Given task — Output every line below without omitting or altering anything.

Source material —
· · · · · · ·

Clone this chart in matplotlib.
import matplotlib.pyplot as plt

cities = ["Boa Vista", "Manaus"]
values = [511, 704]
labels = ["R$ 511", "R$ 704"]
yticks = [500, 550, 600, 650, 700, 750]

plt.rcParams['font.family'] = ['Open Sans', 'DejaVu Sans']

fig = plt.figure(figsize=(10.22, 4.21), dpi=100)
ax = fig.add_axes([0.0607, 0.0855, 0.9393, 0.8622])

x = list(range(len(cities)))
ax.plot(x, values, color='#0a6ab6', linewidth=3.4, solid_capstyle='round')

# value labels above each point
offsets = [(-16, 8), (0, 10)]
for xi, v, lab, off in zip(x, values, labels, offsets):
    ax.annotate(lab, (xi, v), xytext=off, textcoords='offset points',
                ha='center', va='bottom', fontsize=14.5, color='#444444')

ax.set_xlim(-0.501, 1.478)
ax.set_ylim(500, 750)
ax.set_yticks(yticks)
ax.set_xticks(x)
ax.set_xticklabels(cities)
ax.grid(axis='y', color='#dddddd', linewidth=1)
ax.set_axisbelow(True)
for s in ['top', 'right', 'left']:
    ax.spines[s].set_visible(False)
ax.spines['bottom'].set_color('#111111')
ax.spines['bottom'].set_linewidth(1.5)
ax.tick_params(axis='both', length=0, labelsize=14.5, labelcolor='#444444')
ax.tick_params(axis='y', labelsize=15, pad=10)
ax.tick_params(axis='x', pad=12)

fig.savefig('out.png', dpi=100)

· · · · · · ·

Complete answer —
Clone this chart in matplotlib.
import matplotlib.pyplot as plt

cities = ["Boa Vista", "Manaus"]
values = [511, 704]
labels = ["R$ 511", "R$ 704"]
yticks = [500, 550, 600, 650, 700, 750]

plt.rcParams['font.family'] = ['Open Sans', 'DejaVu Sans']

fig = plt.figure(figsize=(10.22, 4.21), dpi=100)
ax = fig.add_axes([0.0607, 0.0855, 0.9393, 0.8622])

x = list(range(len(cities)))
ax.plot(x, values, color='#0a6ab6', linewidth=3.4, solid_capstyle='round')

# value labels above each point
offsets = [(-16, 8), (0, 10)]
for xi, v, lab, off in zip(x, values, labels, offsets):
    ax.annotate(lab, (xi, v), xytext=off, textcoords='offset points',
                ha='center', va='bottom', fontsize=14.5, color='#444444')

ax.set_xlim(-0.501, 1.478)
ax.set_ylim(500, 750)
ax.set_yticks(yticks)
ax.set_xticks(x)
ax.set_xticklabels(cities)
ax.grid(axis='y', color='#dddddd', linewidth=1)
ax.set_axisbelow(True)
for s in ['top', 'right', 'left']:
    ax.spines[s].set_visible(False)
ax.spines['bottom'].set_color('#111111')
ax.spines['bottom'].set_linewidth(1.5)
ax.tick_params(axis='both', length=0, labelsize=14.5, labelcolor='#444444')
ax.tick_params(axis='y', labelsize=15, pad=10)
ax.tick_params(axis='x', pad=12)

fig.savefig('out.png', dpi=100)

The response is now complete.